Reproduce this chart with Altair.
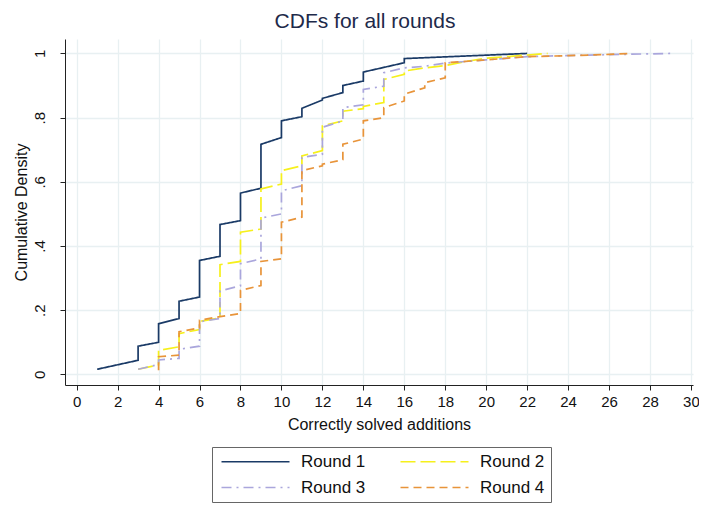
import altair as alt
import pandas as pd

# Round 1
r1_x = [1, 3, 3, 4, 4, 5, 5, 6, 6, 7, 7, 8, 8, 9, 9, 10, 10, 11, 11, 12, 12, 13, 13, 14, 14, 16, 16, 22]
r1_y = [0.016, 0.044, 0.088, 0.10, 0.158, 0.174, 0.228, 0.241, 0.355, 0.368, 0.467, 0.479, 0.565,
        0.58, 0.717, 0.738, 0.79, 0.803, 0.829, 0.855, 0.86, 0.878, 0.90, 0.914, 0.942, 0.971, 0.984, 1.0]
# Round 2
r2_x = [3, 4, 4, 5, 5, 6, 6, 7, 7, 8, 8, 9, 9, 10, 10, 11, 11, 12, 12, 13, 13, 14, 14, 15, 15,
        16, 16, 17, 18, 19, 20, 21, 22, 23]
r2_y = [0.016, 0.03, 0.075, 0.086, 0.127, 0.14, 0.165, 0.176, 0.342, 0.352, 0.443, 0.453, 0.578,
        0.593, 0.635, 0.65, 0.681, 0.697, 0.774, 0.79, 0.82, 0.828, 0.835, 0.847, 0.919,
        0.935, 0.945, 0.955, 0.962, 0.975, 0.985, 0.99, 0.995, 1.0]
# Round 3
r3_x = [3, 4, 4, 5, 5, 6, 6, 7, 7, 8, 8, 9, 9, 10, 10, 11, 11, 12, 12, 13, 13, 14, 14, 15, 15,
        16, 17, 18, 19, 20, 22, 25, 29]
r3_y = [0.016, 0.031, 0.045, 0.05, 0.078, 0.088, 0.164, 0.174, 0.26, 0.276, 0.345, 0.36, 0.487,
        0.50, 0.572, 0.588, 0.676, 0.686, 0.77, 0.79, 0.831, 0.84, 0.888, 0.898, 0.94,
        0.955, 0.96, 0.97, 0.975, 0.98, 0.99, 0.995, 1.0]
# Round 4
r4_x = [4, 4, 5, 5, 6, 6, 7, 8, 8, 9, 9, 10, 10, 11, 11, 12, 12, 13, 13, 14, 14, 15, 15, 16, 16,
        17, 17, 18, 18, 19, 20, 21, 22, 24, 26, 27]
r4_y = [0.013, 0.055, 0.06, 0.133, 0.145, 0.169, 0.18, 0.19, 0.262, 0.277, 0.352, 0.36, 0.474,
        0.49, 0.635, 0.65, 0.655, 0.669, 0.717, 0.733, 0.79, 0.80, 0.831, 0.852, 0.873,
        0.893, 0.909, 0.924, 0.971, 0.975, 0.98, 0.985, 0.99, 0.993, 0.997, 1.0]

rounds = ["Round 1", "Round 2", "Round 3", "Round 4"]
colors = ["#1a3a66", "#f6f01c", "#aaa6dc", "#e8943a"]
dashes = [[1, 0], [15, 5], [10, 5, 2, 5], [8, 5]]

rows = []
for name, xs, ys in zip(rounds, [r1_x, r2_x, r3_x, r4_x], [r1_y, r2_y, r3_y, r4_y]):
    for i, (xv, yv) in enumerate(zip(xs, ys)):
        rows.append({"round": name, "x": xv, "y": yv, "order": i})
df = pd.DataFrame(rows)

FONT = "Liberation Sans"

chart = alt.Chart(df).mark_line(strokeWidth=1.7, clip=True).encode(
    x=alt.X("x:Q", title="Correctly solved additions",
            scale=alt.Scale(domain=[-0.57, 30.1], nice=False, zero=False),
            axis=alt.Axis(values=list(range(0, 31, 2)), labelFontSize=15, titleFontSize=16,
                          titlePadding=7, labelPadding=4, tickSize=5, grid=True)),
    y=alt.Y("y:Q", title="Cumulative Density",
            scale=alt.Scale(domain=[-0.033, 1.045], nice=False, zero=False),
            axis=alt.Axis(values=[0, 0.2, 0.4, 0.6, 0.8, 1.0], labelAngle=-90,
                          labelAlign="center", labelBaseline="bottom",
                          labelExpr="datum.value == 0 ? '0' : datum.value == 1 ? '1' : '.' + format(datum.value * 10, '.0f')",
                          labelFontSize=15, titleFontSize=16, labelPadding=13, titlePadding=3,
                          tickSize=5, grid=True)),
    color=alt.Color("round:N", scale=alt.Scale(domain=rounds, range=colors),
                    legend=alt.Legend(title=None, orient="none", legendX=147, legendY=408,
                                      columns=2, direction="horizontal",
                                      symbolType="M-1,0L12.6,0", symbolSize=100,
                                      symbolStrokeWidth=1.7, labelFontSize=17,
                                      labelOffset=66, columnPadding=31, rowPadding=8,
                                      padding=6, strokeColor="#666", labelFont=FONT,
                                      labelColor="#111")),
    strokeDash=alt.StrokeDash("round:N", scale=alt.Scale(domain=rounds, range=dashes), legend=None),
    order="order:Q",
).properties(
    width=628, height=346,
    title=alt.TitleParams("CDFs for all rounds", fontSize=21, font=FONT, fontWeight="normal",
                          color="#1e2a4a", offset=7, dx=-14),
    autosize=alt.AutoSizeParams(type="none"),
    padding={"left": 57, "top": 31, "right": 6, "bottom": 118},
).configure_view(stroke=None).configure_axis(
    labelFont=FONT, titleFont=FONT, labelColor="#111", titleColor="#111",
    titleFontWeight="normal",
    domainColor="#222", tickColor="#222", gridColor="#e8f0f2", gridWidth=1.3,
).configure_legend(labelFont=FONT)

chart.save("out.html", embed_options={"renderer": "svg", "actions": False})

+ + + + + + +

**What the task asks:** Restate the listing above word for word, and skip the pictures.

**Task response:**
Reproduce this chart with Altair.
import altair as alt
import pandas as pd

# Round 1
r1_x = [1, 3, 3, 4, 4, 5, 5, 6, 6, 7, 7, 8, 8, 9, 9, 10, 10, 11, 11, 12, 12, 13, 13, 14, 14, 16, 16, 22]
r1_y = [0.016, 0.044, 0.088, 0.10, 0.158, 0.174, 0.228, 0.241, 0.355, 0.368, 0.467, 0.479, 0.565,
        0.58, 0.717, 0.738, 0.79, 0.803, 0.829, 0.855, 0.86, 0.878, 0.90, 0.914, 0.942, 0.971, 0.984, 1.0]
# Round 2
r2_x = [3, 4, 4, 5, 5, 6, 6, 7, 7, 8, 8, 9, 9, 10, 10, 11, 11, 12, 12, 13, 13, 14, 14, 15, 15,
        16, 16, 17, 18, 19, 20, 21, 22, 23]
r2_y = [0.016, 0.03, 0.075, 0.086, 0.127, 0.14, 0.165, 0.176, 0.342, 0.352, 0.443, 0.453, 0.578,
        0.593, 0.635, 0.65, 0.681, 0.697, 0.774, 0.79, 0.82, 0.828, 0.835, 0.847, 0.919,
        0.935, 0.945, 0.955, 0.962, 0.975, 0.985, 0.99, 0.995, 1.0]
# Round 3
r3_x = [3, 4, 4, 5, 5, 6, 6, 7, 7, 8, 8, 9, 9, 10, 10, 11, 11, 12, 12, 13, 13, 14, 14, 15, 15,
        16, 17, 18, 19, 20, 22, 25, 29]
r3_y = [0.016, 0.031, 0.045, 0.05, 0.078, 0.088, 0.164, 0.174, 0.26, 0.276, 0.345, 0.36, 0.487,
        0.50, 0.572, 0.588, 0.676, 0.686, 0.77, 0.79, 0.831, 0.84, 0.888, 0.898, 0.94,
        0.955, 0.96, 0.97, 0.975, 0.98, 0.99, 0.995, 1.0]
# Round 4
r4_x = [4, 4, 5, 5, 6, 6, 7, 8, 8, 9, 9, 10, 10, 11, 11, 12, 12, 13, 13, 14, 14, 15, 15, 16, 16,
        17, 17, 18, 18, 19, 20, 21, 22, 24, 26, 27]
r4_y = [0.013, 0.055, 0.06, 0.133, 0.145, 0.169, 0.18, 0.19, 0.262, 0.277, 0.352, 0.36, 0.474,
        0.49, 0.635, 0.65, 0.655, 0.669, 0.717, 0.733, 0.79, 0.80, 0.831, 0.852, 0.873,
        0.893, 0.909, 0.924, 0.971, 0.975, 0.98, 0.985, 0.99, 0.993, 0.997, 1.0]

rounds = ["Round 1", "Round 2", "Round 3", "Round 4"]
colors = ["#1a3a66", "#f6f01c", "#aaa6dc", "#e8943a"]
dashes = [[1, 0], [15, 5], [10, 5, 2, 5], [8, 5]]

rows = []
for name, xs, ys in zip(rounds, [r1_x, r2_x, r3_x, r4_x], [r1_y, r2_y, r3_y, r4_y]):
    for i, (xv, yv) in enumerate(zip(xs, ys)):
        rows.append({"round": name, "x": xv, "y": yv, "order": i})
df = pd.DataFrame(rows)

FONT = "Liberation Sans"

chart = alt.Chart(df).mark_line(strokeWidth=1.7, clip=True).encode(
    x=alt.X("x:Q", title="Correctly solved additions",
            scale=alt.Scale(domain=[-0.57, 30.1], nice=False, zero=False),
            axis=alt.Axis(values=list(range(0, 31, 2)), labelFontSize=15, titleFontSize=16,
                          titlePadding=7, labelPadding=4, tickSize=5, grid=True)),
    y=alt.Y("y:Q", title="Cumulative Density",
            scale=alt.Scale(domain=[-0.033, 1.045], nice=False, zero=False),
            axis=alt.Axis(values=[0, 0.2, 0.4, 0.6, 0.8, 1.0], labelAngle=-90,
                          labelAlign="center", labelBaseline="bottom",
                          labelExpr="datum.value == 0 ? '0' : datum.value == 1 ? '1' : '.' + format(datum.value * 10, '.0f')",
                          labelFontSize=15, titleFontSize=16, labelPadding=13, titlePadding=3,
                          tickSize=5, grid=True)),
    color=alt.Color("round:N", scale=alt.Scale(domain=rounds, range=colors),
                    legend=alt.Legend(title=None, orient="none", legendX=147, legendY=408,
                                      columns=2, direction="horizontal",
                                      symbolType="M-1,0L12.6,0", symbolSize=100,
                                      symbolStrokeWidth=1.7, labelFontSize=17,
                                      labelOffset=66, columnPadding=31, rowPadding=8,
                                      padding=6, strokeColor="#666", labelFont=FONT,
                                      labelColor="#111")),
    strokeDash=alt.StrokeDash("round:N", scale=alt.Scale(domain=rounds, range=dashes), legend=None),
    order="order:Q",
).properties(
    width=628, height=346,
    title=alt.TitleParams("CDFs for all rounds", fontSize=21, font=FONT, fontWeight="normal",
                          color="#1e2a4a", offset=7, dx=-14),
    autosize=alt.AutoSizeParams(type="none"),
    padding={"left": 57, "top": 31, "right": 6, "bottom": 118},
).configure_view(stroke=None).configure_axis(
    labelFont=FONT, titleFont=FONT, labelColor="#111", titleColor="#111",
    titleFontWeight="normal",
    domainColor="#222", tickColor="#222", gridColor="#e8f0f2", gridWidth=1.3,
).configure_legend(labelFont=FONT)

chart.save("out.html", embed_options={"renderer": "svg", "actions": False})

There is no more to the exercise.